A reverse mortgage can provide some benefits during a bear market, particularly for retirees or those with limited income sources. Here are a few ways a reverse mortgage might be helpful during a bear market:
- Supplement income: In a bear market, investment portfolios may suffer losses, leading to reduced income from dividends, interest, or capital gains. A reverse mortgage can provide additional cash flow to help cover living expenses or other financial needs without selling investments at a loss.
- Preserve investments: By using a reverse mortgage to supplement your income during a bear market, you may be able to avoid liquidating your investments at lower prices.
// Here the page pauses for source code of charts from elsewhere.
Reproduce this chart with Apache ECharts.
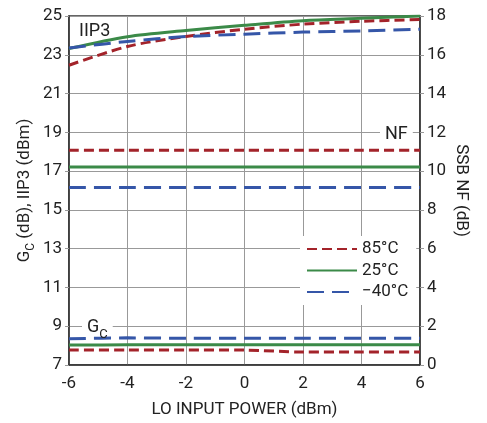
<!DOCTYPE html>
<html><head><meta charset="utf-8">
<script src="https://cdn.jsdelivr.net/npm/echarts@6/dist/echarts.min.js"></script>
<style>html,body{margin:0;padding:0;background:#fff}#c{width:487px;height:423px}</style>
</head><body><div id="c"></div>
<script>
const xValues = [-6, -4, -2, 0, 2, 4, 6];
const leftTicks = [7, 9, 11, 13, 15, 17, 19, 21, 23, 25];
const iip3_85 = [22.46, 23.43, 23.94, 24.32, 24.58, 24.73, 24.82];
const iip3_25 = [23.32, 23.93, 24.25, 24.52, 24.76, 24.88, 25.0];
const iip3_m40 = [23.35, 23.69, 23.94, 24.06, 24.17, 24.23, 24.32];
const nf_85 = [11.08, 11.08, 11.08, 11.08, 11.08, 11.08, 11.08];
const nf_25 = [10.21, 10.21, 10.21, 10.21, 10.21, 10.21, 10.21];
const nf_m40 = [9.16, 9.16, 9.16, 9.16, 9.16, 9.16, 9.16];
const gc_85 = [7.78, 7.78, 7.78, 7.77, 7.67, 7.67, 7.67];
const gc_25 = [8.03, 8.04, 8.04, 8.05, 8.05, 8.05, 8.05];
const gc_m40 = [8.35, 8.4, 8.38, 8.38, 8.38, 8.38, 8.38];

const FONT = 'Roboto,"Liberation Sans",sans-serif';
const RED = '#a3232a', GREEN = '#3b8a48', BLUE = '#3556a8';
const styles = {
  '85°C': {color: RED, type: [10, 5]},
  '25°C': {color: GREEN, type: 'solid'},
  '−40°C': {color: BLUE, type: [17, 8]}
};
function pair(arr) { return xValues.map((x, i) => [x, arr[i]]); }
function mk(name, arr, yi) {
  const s = styles[name];
  return {
    name: name, type: 'line', yAxisIndex: yi, data: pair(arr), symbol: 'none', smooth: 0.3,
    lineStyle: {color: s.color, width: 3, type: s.type}, itemStyle: {color: s.color}, z: 3
  };
}
const chart = echarts.init(document.getElementById('c'), null, {renderer: 'canvas'});
chart.setOption({
  animation: false,
  textStyle: {fontFamily: FONT},
  grid: {left: 69, right: 67, top: 16, bottom: 54, show: true, borderColor: '#333', borderWidth: 1.5, backgroundColor: 'transparent'},
  legend: {
    data: ['85°C', '25°C', '−40°C'], orient: 'vertical', left: 300, top: 236,
    backgroundColor: '#fff', padding: [4, 8, 4, 6], itemWidth: 50, itemHeight: 14, itemGap: 3.5,
    itemStyle: {opacity: 0},
    textStyle: {fontFamily: FONT, fontSize: 17, color: '#222', lineHeight: 18}
  },
  xAxis: {
    type: 'value', min: -6, max: 6, interval: 2,
    name: 'LO INPUT POWER (dBm)', nameLocation: 'middle', nameGap: 36, nameMoveOverlap: false,
    nameTextStyle: {fontFamily: FONT, fontSize: 17, color: '#222'},
    axisLine: {show: true, onZero: false, lineStyle: {color: '#333', width: 1.5}},
    axisTick: {show: false},
    axisLabel: {fontFamily: FONT, fontSize: 17, color: '#222', margin: 10},
    splitLine: {show: true, lineStyle: {color: '#999', width: 1}}
  },
  yAxis: [
    {
      type: 'value', position: 'left', min: 7, max: 25,
      name: 'G{sub|C} (dB), IIP3 (dBm)', nameLocation: 'middle', nameGap: 36, nameRotate: 90, nameMoveOverlap: false,
      nameTextStyle: {fontFamily: FONT, fontSize: 17, color: '#222',
        rich: {sub: {fontFamily: FONT, fontSize: 12, color: '#222', verticalAlign: 'bottom', padding: [0, 0, -4, 0]}}},
      axisLine: {show: true, onZero: false, lineStyle: {color: '#333', width: 1.5}},
      axisTick: {show: true, length: 4, customValues: leftTicks, lineStyle: {color: '#999'}},
      axisLabel: {fontFamily: FONT, fontSize: 17, color: '#222', margin: 7, customValues: leftTicks},
      splitLine: {show: false}
    },
    {
      type: 'value', position: 'right', min: 0, max: 18, interval: 2,
      name: 'SSB NF (dB)', nameLocation: 'middle', nameGap: 33, nameRotate: -90, nameMoveOverlap: false,
      nameTextStyle: {fontFamily: FONT, fontSize: 17, color: '#222'},
      axisLine: {show: true, onZero: false, lineStyle: {color: '#333', width: 1.5}},
      axisTick: {show: true, length: 4, lineStyle: {color: '#999'}},
      axisLabel: {fontFamily: FONT, fontSize: 17, color: '#222', margin: 7},
      splitLine: {show: true, lineStyle: {color: '#999', width: 1}}
    }
  ],
  graphic: [
    {type: 'text', left: 79, top: 22, z: 10, style: {text: 'IIP3', fontFamily: FONT, fontSize: 18, fill: '#222'}},
    {type: 'text', left: 380, top: 125, z: 10, style: {text: 'NF', fontFamily: FONT, fontSize: 18, fill: '#222', backgroundColor: '#fff', padding: [0, 5, 0, 5]}},
    {type: 'text', left: 82, top: 318, z: 10, style: {text: 'G{s|C}', fontFamily: FONT, fontSize: 18, fill: '#222', backgroundColor: '#fff', padding: [0, 5, 0, 5],
      rich: {s: {fontFamily: FONT, fontSize: 13, fill: '#222', verticalAlign: 'bottom', padding: [0, 0, -5, 0]}}}}
  ],
  series: [
    mk('85°C', iip3_85, 0), mk('25°C', iip3_25, 0), mk('−40°C', iip3_m40, 0),
    mk('85°C', nf_85, 1), mk('25°C', nf_25, 1), mk('−40°C', nf_m40, 1),
    mk('85°C', gc_85, 0), mk('25°C', gc_25, 0), mk('−40°C', gc_m40, 0)
  ]
});
</script></body></html>
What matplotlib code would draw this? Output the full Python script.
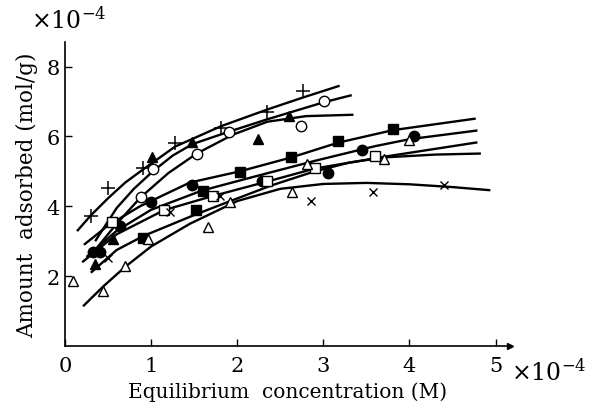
import matplotlib
matplotlib.use("Agg")
import matplotlib.pyplot as plt

plt.rcParams['font.family'] = ['DejaVu Serif']
plt.rcParams['mathtext.fontset'] = 'dejavuserif'

# measured points (x in 1e-4 M, y in 1e-4 mol/g)
plus_x = [0.30, 0.50, 0.91, 1.28, 1.81, 2.35, 2.76]
plus_y = [3.71, 4.51, 5.09, 5.80, 6.23, 6.71, 7.29]
ocirc_x = [0.88, 1.02, 1.53, 1.91, 2.74, 3.01]
ocirc_y = [4.26, 5.06, 5.51, 6.14, 6.31, 7.00]
ftri_x = [0.35, 0.56, 1.01, 1.48, 2.24, 2.60]
ftri_y = [2.34, 3.06, 5.40, 5.83, 5.94, 6.57]
fcirc_x = [0.33, 0.41, 0.64, 1.00, 1.47, 2.29, 3.06, 3.45, 4.05]
fcirc_y = [2.69, 2.69, 3.43, 4.11, 4.60, 4.71, 4.94, 5.60, 6.00]
fsq_x = [0.91, 1.52, 1.60, 2.03, 2.63, 3.17, 3.81]
fsq_y = [3.09, 3.89, 4.43, 4.97, 5.40, 5.86, 6.20]
osq_x = [0.55, 1.15, 1.72, 2.35, 2.90, 3.60]
osq_y = [3.54, 3.89, 4.29, 4.71, 5.11, 5.43]
otri_x = [0.09, 0.44, 0.70, 0.97, 1.66, 1.92, 2.64, 2.81, 3.71, 3.99]
otri_y = [1.86, 1.57, 2.29, 3.06, 3.40, 4.11, 4.40, 5.20, 5.34, 5.91]
cross_x = [0.50, 1.22, 1.80, 2.86, 3.58, 4.40]
cross_y = [2.51, 3.83, 4.29, 4.14, 4.40, 4.60]

# fitted isotherm curves
curve_a_x = [0.14, 0.30, 0.50, 0.70, 0.91, 1.28, 1.81, 2.35, 2.76, 3.19]
curve_a_y = [3.29, 3.74, 4.23, 4.68, 5.06, 5.71, 6.29, 6.77, 7.11, 7.45]
curve_b_x = [0.35, 0.60, 0.80, 1.02, 1.25, 1.48, 1.91, 2.35, 3.01, 3.33]
curve_b_y = [3.00, 3.95, 4.50, 5.00, 5.45, 5.78, 6.14, 6.49, 6.98, 7.18]
curve_c_x = [0.30, 0.60, 0.88, 1.20, 1.53, 1.95, 2.35, 2.80, 3.35]
curve_c_y = [2.60, 3.50, 4.26, 4.95, 5.51, 6.05, 6.42, 6.58, 6.62]
curve_d_x = [0.22, 0.50, 0.87, 1.45, 2.03, 2.63, 3.17, 3.81, 4.77]
curve_d_y = [2.90, 3.45, 4.00, 4.68, 5.00, 5.40, 5.82, 6.18, 6.51]
curve_e_x = [0.25, 0.60, 1.00, 1.59, 2.20, 2.90, 3.60, 4.00, 4.79]
curve_e_y = [2.55, 3.30, 3.90, 4.45, 4.85, 5.30, 5.72, 5.92, 6.17]
curve_f_x = [0.20, 0.60, 1.15, 1.71, 2.35, 2.90, 3.71, 4.79]
curve_f_y = [2.40, 3.20, 3.89, 4.29, 4.71, 5.08, 5.42, 5.83]
curve_g_x = [0.30, 0.60, 0.91, 1.50, 1.92, 2.40, 2.90, 3.30, 3.71, 4.30, 4.83]
curve_g_y = [2.10, 2.75, 3.15, 3.75, 4.15, 4.60, 5.00, 5.25, 5.40, 5.48, 5.51]
curve_h_x = [0.21, 0.45, 0.70, 1.00, 1.45, 2.00, 2.50, 3.00, 3.50, 4.00, 4.50, 4.94]
curve_h_y = [1.14, 1.72, 2.27, 2.85, 3.50, 4.15, 4.50, 4.64, 4.67, 4.63, 4.55, 4.46]

fig = plt.figure(figsize=(5.96, 4.06), dpi=100)
ax = fig.add_axes([0.109, 0.145, 0.747, 0.749])

for cx, cy in [(curve_a_x, curve_a_y), (curve_b_x, curve_b_y), (curve_c_x, curve_c_y),
               (curve_d_x, curve_d_y), (curve_e_x, curve_e_y), (curve_f_x, curve_f_y),
               (curve_g_x, curve_g_y), (curve_h_x, curve_h_y)]:
    ax.plot(cx, cy, color='black', lw=1.7, solid_capstyle='butt')

ms = 7.5
ax.plot(plus_x, plus_y, '+', color='black', ms=10, mew=1.1, ls='none')
ax.plot(ocirc_x, ocirc_y, 'o', mfc='white', mec='black', ms=ms, mew=1.0, ls='none')
ax.plot(ftri_x, ftri_y, '^', color='black', ms=ms, ls='none')
ax.plot(fcirc_x, fcirc_y, 'o', color='black', ms=ms, ls='none')
ax.plot(fsq_x, fsq_y, 's', color='black', ms=7, ls='none')
ax.plot(osq_x, osq_y, 's', mfc='white', mec='black', ms=7, mew=1.0, ls='none')
ax.plot(otri_x, otri_y, '^', mfc='white', mec='black', ms=ms, mew=1.0, ls='none')
ax.plot(cross_x, cross_y, 'x', color='black', ms=5.5, mew=1.0, ls='none')

ax.set_xlim(0, 5.17)
ax.set_ylim(0, 8.7)
ax.spines['top'].set_visible(False)
ax.spines['right'].set_visible(False)
ax.spines['left'].set_linewidth(1.2)
ax.spines['bottom'].set_linewidth(1.2)
ax.plot(1, 0, '>', color='black', ms=4, transform=ax.transAxes, clip_on=False)

ax.set_xticks([0, 1, 2, 3, 4, 5])
ax.set_yticks([2, 4, 6, 8])
ax.tick_params(direction='in', length=5, width=1, labelsize=15, pad=4)
ax.tick_params(axis='x', pad=7)

ax.set_xlabel('Equilibrium  concentration (M)', fontsize=14.5, labelpad=5)
ax.set_ylabel('Amount  adsorbed (mol/g)', fontsize=15.5, labelpad=6)
fig.text(0.052, 0.93, r'$\times10^{-4}$', fontsize=17)
fig.text(0.858, 0.062, r'$\times10^{-4}$', fontsize=17)

fig.savefig('out.png', dpi=100)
This strategy can give your investments time to recover and potentially grow in value when the market rebounds.
- Reduce sequence of returns risk: Withdrawing from your investment portfolio during a bear market can exacerbate the sequence of returns risk, which refers to the negative impact of taking withdrawals during a period of poor investment returns, particularly early in retirement. By using a reverse mortgage to supplement your income during such periods, you can reduce the need to withdraw from your investments, potentially mitigating the sequence of returns risk.
- Flexible disbursements: Reverse mortgage proceeds can be received in various ways, such as a lump sum, monthly payments, or a line of credit. This flexibility allows you to access funds as needed during a bear market, providing a financial cushion to help weather the downturn.
- No monthly mortgage payments: Since reverse mortgages do not require monthly mortgage payments, they can help relieve financial pressure during a bear market by freeing up cash that would have otherwise been used to make mortgage payments.
The Reverse Mortgage available funds are based on your appraised value so it stands to reason that you will have more funds available to you when values are high. The FHA HECM has two big benefits for people who want to protect the equity in their homes against the potential downside of recession. The first benefit is that the HECM line of credit is guaranteed by the FHA insurance fund. The second is the growth rate of the unused portion of the line of credit. It is plausible that in a severe market downturn, you could have a line of credit greater than the value of your home.